Write out the listing from the line with "Output the Python" to the line with "right_ticks = [-8, -6, -4, -2, 0, 2, 4, 6, 8]", both lines included, exactly and nothing beyond. Leave pictures out.

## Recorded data
◆ ◆ ◆ ◆ ◆ ◆ ◆

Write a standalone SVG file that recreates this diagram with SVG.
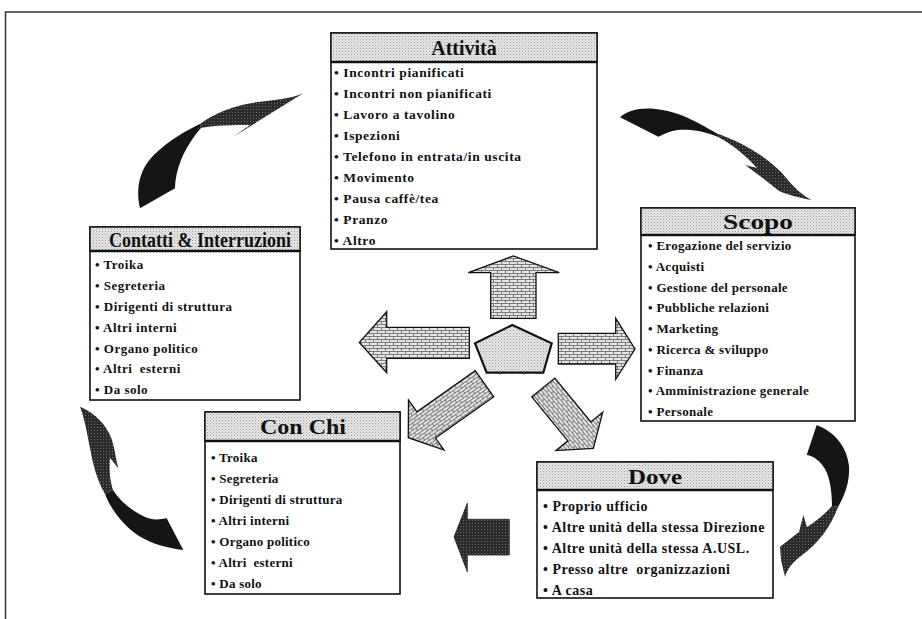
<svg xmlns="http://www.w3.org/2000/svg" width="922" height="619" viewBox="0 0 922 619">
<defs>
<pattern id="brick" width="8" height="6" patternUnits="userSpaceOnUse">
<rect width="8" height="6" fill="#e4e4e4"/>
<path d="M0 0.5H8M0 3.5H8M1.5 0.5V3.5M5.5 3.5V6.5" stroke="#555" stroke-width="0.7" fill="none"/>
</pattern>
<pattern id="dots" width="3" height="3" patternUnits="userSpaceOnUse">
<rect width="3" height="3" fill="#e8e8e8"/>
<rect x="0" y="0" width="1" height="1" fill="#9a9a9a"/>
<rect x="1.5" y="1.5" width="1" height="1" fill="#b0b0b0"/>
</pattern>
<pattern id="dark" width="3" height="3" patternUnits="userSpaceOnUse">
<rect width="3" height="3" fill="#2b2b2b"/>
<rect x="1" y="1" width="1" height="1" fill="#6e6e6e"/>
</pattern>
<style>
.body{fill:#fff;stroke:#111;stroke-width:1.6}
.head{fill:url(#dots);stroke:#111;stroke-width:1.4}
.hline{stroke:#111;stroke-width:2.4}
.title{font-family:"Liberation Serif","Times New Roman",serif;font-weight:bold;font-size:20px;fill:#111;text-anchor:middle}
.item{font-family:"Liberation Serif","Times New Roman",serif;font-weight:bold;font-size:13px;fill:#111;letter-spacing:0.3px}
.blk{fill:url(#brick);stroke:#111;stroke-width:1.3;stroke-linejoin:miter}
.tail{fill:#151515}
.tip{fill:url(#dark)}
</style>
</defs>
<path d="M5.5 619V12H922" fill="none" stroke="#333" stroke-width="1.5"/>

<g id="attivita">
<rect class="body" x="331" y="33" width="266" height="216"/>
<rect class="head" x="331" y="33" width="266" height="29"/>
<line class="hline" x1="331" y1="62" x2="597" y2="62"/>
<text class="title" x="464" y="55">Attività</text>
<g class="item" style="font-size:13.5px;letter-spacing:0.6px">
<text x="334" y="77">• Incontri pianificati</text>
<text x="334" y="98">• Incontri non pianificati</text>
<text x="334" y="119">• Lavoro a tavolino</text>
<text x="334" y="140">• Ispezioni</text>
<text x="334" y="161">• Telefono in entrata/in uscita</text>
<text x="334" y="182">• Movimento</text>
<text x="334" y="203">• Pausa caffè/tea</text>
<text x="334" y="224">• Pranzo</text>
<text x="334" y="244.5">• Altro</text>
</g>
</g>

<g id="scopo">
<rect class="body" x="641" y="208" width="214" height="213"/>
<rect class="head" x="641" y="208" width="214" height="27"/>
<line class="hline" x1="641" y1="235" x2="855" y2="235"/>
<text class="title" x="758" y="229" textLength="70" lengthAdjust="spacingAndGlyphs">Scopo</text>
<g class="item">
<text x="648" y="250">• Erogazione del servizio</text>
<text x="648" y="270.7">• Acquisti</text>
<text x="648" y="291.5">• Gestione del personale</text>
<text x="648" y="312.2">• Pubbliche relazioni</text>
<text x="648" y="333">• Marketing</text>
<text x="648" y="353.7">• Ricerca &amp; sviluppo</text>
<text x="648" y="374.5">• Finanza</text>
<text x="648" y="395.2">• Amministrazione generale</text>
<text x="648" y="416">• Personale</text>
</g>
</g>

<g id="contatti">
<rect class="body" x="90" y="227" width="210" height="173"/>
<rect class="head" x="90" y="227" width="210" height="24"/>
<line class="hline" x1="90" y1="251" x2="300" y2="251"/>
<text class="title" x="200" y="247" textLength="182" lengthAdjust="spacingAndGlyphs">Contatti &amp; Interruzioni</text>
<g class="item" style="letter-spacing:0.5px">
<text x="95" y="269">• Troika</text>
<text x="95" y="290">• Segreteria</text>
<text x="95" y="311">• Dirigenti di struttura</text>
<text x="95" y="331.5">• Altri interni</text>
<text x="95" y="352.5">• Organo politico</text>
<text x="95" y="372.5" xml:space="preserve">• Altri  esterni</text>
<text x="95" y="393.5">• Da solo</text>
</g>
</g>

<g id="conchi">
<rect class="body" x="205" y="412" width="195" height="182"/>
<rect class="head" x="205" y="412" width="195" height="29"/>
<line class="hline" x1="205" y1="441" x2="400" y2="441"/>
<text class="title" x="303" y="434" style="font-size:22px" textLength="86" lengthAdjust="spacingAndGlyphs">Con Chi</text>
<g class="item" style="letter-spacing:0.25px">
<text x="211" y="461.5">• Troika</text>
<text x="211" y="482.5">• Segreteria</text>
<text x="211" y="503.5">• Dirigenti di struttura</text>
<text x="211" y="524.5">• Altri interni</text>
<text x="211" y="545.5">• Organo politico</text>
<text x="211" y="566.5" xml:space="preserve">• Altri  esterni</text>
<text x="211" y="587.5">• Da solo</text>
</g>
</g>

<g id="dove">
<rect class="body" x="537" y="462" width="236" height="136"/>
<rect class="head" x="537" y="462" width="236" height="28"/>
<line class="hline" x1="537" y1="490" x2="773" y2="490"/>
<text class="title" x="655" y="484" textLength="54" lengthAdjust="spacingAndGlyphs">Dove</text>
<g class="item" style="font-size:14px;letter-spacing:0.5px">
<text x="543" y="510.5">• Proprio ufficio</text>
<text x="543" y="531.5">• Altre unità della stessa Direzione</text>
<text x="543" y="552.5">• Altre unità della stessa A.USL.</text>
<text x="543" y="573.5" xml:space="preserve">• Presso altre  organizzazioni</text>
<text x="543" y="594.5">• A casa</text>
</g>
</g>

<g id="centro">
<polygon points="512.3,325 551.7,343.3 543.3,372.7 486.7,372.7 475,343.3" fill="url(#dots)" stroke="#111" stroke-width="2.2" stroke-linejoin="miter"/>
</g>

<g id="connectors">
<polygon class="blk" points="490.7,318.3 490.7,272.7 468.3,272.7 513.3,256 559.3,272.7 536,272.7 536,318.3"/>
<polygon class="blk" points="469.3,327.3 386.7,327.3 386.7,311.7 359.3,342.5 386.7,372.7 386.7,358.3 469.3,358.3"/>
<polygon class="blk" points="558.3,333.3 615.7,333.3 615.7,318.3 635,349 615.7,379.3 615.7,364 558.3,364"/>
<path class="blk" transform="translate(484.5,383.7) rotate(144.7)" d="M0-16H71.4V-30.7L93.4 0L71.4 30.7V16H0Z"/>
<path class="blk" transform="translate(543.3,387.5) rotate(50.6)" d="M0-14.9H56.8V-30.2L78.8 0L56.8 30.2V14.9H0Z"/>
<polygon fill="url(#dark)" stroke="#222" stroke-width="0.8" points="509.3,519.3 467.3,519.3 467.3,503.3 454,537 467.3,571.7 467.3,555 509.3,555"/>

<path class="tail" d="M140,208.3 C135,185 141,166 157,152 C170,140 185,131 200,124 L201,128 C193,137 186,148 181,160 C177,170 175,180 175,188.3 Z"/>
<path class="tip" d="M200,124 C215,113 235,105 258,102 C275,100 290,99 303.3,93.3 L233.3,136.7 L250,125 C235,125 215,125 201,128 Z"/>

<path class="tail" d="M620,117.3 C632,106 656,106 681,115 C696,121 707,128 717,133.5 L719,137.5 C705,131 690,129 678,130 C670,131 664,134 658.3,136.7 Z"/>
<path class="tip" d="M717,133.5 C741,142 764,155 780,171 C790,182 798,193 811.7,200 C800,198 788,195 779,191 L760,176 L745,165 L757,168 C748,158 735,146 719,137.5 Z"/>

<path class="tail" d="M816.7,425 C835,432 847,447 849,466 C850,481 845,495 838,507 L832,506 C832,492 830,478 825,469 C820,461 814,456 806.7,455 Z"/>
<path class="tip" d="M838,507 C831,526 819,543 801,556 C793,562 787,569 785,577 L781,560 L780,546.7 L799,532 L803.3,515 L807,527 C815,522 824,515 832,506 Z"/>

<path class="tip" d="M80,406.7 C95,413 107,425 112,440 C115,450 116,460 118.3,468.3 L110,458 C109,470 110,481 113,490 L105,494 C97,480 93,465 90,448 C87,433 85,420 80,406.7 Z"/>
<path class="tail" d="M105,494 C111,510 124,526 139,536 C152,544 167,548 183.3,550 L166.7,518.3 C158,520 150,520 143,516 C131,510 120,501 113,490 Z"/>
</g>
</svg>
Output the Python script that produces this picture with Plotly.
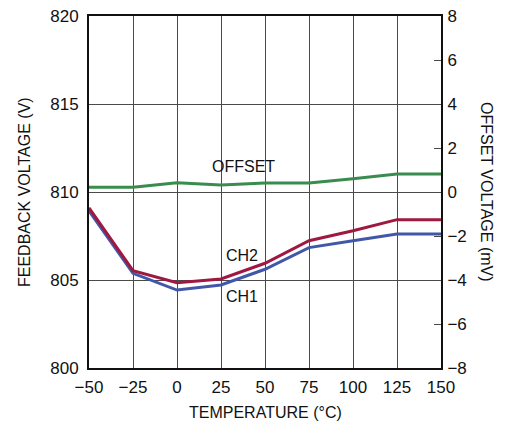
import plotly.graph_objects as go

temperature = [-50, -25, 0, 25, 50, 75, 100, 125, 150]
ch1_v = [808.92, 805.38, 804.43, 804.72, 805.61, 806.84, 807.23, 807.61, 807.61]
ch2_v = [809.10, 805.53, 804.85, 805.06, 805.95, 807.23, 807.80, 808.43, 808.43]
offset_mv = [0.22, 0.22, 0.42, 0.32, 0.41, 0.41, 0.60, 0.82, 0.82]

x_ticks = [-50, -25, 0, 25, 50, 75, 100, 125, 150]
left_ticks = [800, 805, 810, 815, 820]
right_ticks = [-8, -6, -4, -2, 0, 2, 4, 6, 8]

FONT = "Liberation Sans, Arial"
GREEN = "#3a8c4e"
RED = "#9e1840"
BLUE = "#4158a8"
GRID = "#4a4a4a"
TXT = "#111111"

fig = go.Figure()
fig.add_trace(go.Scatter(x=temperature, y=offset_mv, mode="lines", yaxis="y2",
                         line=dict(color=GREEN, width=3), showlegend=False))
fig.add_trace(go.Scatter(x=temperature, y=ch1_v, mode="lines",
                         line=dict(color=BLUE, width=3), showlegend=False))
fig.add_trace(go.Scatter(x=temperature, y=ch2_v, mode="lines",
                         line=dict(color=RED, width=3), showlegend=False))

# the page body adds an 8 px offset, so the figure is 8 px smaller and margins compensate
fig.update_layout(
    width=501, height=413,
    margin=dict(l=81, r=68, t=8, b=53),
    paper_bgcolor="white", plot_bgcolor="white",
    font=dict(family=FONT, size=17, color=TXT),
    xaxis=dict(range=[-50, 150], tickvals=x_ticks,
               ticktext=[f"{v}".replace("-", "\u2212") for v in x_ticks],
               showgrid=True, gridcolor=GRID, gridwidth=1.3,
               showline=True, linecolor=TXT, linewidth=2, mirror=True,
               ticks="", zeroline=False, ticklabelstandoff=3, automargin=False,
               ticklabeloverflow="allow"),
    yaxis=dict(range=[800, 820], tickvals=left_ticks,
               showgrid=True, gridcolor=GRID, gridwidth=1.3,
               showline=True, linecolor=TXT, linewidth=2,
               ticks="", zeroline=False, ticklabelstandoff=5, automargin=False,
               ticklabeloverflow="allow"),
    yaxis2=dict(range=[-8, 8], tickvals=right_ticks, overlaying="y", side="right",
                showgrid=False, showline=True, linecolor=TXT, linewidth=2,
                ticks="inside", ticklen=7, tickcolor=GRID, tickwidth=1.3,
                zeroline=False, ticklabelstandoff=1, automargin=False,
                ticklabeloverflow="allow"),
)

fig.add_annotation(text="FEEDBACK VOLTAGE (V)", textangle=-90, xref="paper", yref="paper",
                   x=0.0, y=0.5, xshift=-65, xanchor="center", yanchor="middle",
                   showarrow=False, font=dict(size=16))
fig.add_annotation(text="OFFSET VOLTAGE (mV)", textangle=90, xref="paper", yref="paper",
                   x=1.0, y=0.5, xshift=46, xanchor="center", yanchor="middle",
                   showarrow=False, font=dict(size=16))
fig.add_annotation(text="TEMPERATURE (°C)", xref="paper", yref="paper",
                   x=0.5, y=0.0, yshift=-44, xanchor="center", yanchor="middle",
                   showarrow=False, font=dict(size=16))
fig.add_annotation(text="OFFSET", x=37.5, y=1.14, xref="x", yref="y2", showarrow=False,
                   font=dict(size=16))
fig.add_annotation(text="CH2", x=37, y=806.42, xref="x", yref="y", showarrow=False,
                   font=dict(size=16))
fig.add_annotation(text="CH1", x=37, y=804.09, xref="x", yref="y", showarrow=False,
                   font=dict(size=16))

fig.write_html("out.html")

◆ ◆ ◆ ◆ ◆ ◆ ◆

## Correct output
Output the Python script that produces this picture with Plotly.
import plotly.graph_objects as go

temperature = [-50, -25, 0, 25, 50, 75, 100, 125, 150]
ch1_v = [808.92, 805.38, 804.43, 804.72, 805.61, 806.84, 807.23, 807.61, 807.61]
ch2_v = [809.10, 805.53, 804.85, 805.06, 805.95, 807.23, 807.80, 808.43, 808.43]
offset_mv = [0.22, 0.22, 0.42, 0.32, 0.41, 0.41, 0.60, 0.82, 0.82]

x_ticks = [-50, -25, 0, 25, 50, 75, 100, 125, 150]
left_ticks = [800, 805, 810, 815, 820]
right_ticks = [-8, -6, -4, -2, 0, 2, 4, 6, 8]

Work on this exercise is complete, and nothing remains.